* TASK INSTRUCTIONS
In the data below, locate the line containing "Write the TikZ code for this diagram." and the line containing "(fftname) at (633,266)", then retype both and everything between them exactly. Pictures are not part of the copy.

* INPUT ROWS
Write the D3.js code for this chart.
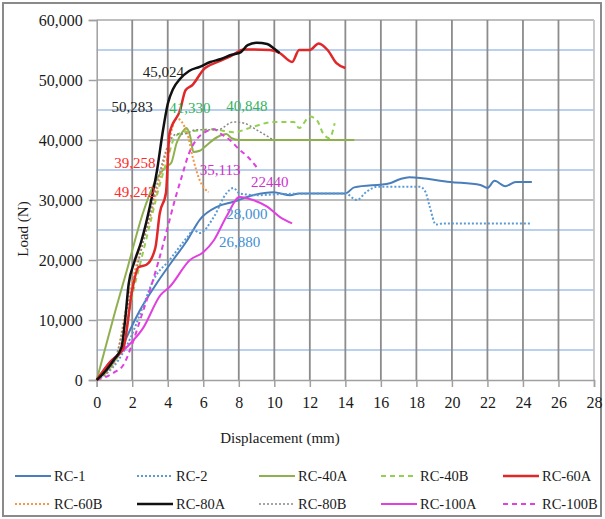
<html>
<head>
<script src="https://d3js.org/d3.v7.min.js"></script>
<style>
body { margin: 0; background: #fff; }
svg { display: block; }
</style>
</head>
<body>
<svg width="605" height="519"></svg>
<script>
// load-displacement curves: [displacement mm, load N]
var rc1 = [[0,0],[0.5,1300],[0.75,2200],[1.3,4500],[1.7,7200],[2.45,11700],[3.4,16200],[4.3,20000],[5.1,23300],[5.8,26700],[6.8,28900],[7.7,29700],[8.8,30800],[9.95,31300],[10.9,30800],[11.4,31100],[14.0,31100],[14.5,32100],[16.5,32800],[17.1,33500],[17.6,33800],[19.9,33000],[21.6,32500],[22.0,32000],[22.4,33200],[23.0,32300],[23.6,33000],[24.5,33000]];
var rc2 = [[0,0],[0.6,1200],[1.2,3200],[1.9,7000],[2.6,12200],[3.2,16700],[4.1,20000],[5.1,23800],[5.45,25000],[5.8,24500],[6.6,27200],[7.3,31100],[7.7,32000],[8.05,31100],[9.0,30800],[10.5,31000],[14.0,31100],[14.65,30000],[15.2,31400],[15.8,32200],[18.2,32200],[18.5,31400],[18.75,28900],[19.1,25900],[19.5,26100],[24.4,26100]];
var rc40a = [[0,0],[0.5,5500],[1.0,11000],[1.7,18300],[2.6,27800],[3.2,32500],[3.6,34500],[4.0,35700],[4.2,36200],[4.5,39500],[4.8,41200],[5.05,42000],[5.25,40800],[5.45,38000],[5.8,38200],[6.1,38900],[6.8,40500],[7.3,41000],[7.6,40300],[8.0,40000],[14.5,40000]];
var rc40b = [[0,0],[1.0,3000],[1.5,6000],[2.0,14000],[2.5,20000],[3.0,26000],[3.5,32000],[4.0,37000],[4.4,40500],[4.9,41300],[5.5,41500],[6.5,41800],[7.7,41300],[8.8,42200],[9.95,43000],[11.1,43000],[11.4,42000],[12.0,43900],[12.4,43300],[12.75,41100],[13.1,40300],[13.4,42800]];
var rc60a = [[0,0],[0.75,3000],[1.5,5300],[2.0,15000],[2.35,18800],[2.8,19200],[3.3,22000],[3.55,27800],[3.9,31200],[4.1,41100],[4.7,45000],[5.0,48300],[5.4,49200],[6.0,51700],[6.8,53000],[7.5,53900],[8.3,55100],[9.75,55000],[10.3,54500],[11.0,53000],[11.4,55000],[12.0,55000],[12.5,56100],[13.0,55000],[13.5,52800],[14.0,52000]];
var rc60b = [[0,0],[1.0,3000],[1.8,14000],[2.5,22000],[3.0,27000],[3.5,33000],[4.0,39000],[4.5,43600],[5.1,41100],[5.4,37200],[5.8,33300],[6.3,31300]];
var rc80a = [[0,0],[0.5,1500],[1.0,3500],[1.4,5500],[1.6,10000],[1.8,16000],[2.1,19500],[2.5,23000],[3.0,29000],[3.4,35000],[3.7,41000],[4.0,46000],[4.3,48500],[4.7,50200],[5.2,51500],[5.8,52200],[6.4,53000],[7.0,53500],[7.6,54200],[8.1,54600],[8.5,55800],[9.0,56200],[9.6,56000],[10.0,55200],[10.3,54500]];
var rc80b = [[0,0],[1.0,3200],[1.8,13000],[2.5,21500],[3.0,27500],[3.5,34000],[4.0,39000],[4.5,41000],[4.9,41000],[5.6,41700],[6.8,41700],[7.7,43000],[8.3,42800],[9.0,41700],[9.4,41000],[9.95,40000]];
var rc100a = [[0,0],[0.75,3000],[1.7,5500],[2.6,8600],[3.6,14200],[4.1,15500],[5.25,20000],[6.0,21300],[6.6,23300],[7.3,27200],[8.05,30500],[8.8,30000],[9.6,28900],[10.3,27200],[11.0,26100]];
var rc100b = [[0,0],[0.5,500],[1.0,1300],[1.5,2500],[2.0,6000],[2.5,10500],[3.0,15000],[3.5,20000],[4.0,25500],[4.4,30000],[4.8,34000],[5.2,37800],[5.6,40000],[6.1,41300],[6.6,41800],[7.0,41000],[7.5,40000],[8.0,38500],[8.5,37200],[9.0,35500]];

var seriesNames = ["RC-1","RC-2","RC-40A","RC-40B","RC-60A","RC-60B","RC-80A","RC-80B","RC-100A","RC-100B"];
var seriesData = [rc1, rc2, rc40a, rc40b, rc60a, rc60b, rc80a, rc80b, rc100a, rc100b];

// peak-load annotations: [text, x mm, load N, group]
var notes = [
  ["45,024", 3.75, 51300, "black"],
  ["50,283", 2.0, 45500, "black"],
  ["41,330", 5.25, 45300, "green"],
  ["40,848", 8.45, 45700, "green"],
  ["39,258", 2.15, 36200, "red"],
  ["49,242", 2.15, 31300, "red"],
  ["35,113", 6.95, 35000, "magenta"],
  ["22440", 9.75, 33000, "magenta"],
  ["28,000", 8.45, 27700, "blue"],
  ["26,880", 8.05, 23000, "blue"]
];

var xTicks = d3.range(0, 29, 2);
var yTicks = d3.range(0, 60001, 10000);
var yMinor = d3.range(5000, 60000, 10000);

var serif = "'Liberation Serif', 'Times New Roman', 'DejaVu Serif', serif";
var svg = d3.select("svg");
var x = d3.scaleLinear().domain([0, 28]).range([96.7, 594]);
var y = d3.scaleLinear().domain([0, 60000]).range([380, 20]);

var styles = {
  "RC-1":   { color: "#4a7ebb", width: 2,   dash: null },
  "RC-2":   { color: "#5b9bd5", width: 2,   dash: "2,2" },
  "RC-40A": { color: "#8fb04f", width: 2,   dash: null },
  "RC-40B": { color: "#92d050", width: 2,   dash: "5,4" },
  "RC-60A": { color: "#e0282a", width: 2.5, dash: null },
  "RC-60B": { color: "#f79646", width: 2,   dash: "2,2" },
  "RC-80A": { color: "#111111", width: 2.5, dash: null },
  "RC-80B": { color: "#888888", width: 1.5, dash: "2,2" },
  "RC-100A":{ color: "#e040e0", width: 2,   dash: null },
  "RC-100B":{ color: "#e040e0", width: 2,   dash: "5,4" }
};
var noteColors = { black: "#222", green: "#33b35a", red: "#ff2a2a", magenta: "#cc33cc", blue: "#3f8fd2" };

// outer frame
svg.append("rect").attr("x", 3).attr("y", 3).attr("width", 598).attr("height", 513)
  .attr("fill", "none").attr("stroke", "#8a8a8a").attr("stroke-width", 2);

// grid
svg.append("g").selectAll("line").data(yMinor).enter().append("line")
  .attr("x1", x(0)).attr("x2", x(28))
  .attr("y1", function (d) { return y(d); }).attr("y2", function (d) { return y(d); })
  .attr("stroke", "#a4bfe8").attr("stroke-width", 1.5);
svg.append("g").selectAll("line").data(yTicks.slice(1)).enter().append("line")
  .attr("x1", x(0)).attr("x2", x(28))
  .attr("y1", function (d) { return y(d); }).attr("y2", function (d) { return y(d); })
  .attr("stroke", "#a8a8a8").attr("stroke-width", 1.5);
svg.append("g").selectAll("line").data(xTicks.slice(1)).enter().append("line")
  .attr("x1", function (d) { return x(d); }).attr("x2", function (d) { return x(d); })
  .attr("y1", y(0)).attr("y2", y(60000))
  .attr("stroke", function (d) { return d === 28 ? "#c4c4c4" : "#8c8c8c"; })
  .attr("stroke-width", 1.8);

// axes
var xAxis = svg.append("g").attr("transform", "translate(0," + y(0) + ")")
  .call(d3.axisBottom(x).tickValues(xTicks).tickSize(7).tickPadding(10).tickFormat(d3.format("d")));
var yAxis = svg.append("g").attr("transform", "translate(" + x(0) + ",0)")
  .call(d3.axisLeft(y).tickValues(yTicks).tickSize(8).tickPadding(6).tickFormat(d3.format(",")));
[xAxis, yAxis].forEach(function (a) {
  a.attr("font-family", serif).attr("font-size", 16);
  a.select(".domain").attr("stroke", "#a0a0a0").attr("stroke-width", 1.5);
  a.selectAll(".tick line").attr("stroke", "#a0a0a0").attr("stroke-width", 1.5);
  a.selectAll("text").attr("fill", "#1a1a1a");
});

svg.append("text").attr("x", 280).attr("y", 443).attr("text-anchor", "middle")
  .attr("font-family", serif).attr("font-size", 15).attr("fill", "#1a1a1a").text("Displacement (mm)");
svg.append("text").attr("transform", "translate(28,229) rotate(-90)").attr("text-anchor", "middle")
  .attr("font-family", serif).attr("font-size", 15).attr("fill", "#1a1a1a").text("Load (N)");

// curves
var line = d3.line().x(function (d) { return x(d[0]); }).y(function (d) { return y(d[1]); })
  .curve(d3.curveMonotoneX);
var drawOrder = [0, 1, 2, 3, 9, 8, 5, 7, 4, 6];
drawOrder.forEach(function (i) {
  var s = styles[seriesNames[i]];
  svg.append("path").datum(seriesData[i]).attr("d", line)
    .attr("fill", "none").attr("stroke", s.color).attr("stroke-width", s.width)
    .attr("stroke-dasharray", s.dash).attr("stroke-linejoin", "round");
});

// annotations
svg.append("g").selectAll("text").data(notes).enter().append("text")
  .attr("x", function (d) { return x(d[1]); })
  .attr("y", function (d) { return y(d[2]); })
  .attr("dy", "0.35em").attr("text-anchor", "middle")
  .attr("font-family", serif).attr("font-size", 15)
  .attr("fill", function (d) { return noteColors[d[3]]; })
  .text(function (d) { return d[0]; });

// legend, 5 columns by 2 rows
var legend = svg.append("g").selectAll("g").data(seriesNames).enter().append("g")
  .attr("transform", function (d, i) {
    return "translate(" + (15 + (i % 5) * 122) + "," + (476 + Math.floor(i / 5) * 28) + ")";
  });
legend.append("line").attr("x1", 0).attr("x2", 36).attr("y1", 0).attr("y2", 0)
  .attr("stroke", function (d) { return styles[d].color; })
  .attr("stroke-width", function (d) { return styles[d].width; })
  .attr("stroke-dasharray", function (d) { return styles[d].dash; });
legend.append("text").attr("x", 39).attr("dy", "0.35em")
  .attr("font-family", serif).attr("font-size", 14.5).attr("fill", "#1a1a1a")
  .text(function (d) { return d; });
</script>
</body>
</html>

* * *

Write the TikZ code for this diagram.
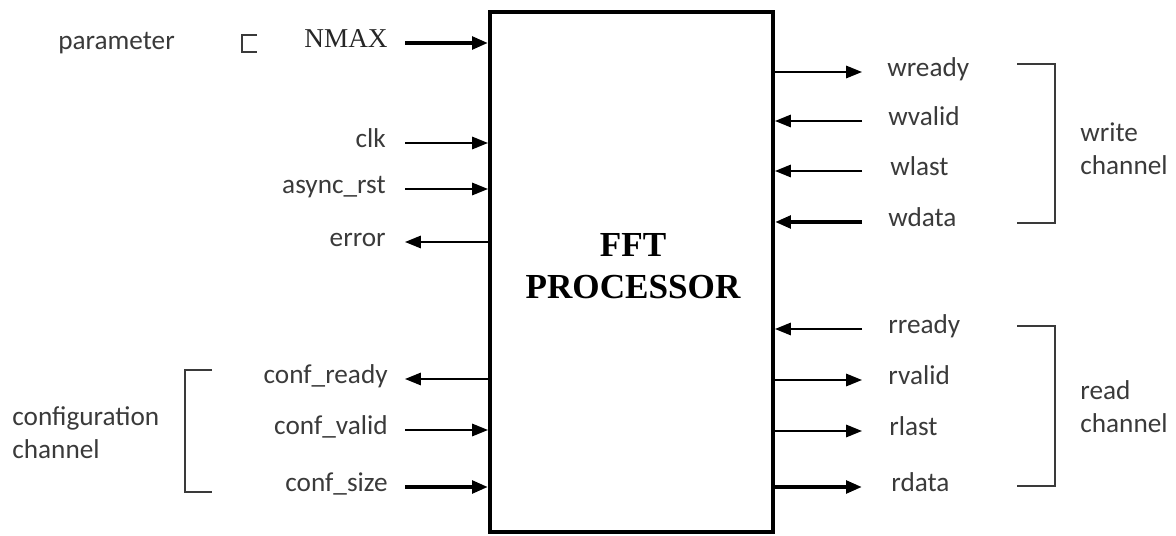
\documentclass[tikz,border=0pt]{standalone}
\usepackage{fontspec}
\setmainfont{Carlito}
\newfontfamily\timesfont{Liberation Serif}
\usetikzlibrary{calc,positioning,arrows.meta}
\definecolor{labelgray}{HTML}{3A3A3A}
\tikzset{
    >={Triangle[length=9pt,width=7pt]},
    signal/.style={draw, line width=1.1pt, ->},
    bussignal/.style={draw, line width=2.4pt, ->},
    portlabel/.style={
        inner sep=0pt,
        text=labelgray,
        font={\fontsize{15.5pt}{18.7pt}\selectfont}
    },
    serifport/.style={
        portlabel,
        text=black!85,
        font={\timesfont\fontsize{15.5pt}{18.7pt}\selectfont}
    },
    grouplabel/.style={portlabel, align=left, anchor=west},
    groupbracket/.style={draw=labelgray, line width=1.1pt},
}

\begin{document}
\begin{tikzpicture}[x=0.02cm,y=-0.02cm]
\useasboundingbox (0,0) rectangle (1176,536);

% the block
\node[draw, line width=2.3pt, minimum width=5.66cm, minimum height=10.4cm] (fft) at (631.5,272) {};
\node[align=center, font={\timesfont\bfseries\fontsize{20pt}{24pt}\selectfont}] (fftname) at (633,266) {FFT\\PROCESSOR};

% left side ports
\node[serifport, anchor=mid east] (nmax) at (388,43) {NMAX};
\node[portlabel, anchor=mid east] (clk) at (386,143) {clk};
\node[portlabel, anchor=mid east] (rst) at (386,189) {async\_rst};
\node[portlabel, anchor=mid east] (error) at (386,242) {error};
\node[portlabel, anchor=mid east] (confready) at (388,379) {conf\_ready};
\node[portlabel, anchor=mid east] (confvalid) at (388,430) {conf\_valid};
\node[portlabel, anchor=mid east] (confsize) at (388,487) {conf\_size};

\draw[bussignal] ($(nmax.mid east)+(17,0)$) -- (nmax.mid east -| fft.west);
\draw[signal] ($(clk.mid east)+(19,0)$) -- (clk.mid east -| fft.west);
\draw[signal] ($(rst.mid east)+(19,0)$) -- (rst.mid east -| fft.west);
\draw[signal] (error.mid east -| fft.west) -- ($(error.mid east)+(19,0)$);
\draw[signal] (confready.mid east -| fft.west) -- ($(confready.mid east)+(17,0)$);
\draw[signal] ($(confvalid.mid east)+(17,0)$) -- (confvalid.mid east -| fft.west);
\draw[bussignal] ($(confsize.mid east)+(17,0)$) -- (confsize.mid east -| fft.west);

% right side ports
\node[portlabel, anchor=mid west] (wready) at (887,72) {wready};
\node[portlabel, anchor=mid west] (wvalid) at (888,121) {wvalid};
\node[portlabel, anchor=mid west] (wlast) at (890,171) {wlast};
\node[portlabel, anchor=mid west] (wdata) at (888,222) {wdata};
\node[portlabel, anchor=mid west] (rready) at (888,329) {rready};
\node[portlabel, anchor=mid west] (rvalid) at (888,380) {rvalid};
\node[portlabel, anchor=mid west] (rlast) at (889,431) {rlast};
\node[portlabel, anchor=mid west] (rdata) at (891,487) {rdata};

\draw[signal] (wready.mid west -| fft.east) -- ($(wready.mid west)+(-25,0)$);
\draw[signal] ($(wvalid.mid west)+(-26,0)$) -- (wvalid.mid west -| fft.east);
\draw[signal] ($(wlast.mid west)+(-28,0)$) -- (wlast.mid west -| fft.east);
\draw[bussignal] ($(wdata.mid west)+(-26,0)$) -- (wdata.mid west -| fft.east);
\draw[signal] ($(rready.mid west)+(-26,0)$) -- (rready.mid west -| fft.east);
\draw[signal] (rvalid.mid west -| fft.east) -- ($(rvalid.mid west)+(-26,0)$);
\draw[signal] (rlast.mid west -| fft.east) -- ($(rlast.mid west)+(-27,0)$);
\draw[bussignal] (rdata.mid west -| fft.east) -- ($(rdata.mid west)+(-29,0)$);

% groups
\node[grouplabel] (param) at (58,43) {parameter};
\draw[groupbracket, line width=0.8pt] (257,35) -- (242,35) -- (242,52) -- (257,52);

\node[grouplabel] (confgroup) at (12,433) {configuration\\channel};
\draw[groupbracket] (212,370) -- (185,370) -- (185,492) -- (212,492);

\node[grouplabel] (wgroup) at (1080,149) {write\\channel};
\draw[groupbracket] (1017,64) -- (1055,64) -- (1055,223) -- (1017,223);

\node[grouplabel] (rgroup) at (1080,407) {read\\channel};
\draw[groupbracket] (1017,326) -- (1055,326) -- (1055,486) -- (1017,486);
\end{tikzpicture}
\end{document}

* FULL ANSWER
Write the TikZ code for this diagram.
\documentclass[tikz,border=0pt]{standalone}
\usepackage{fontspec}
\setmainfont{Carlito}
\newfontfamily\timesfont{Liberation Serif}
\usetikzlibrary{calc,positioning,arrows.meta}
\definecolor{labelgray}{HTML}{3A3A3A}
\tikzset{
    >={Triangle[length=9pt,width=7pt]},
    signal/.style={draw, line width=1.1pt, ->},
    bussignal/.style={draw, line width=2.4pt, ->},
    portlabel/.style={
        inner sep=0pt,
        text=labelgray,
        font={\fontsize{15.5pt}{18.7pt}\selectfont}
    },
    serifport/.style={
        portlabel,
        text=black!85,
        font={\timesfont\fontsize{15.5pt}{18.7pt}\selectfont}
    },
    grouplabel/.style={portlabel, align=left, anchor=west},
    groupbracket/.style={draw=labelgray, line width=1.1pt},
}

\begin{document}
\begin{tikzpicture}[x=0.02cm,y=-0.02cm]
\useasboundingbox (0,0) rectangle (1176,536);

% the block
\node[draw, line width=2.3pt, minimum width=5.66cm, minimum height=10.4cm] (fft) at (631.5,272) {};
\node[align=center, font={\timesfont\bfseries\fontsize{20pt}{24pt}\selectfont}] (fftname) at (633,266) {FFT\\PROCESSOR};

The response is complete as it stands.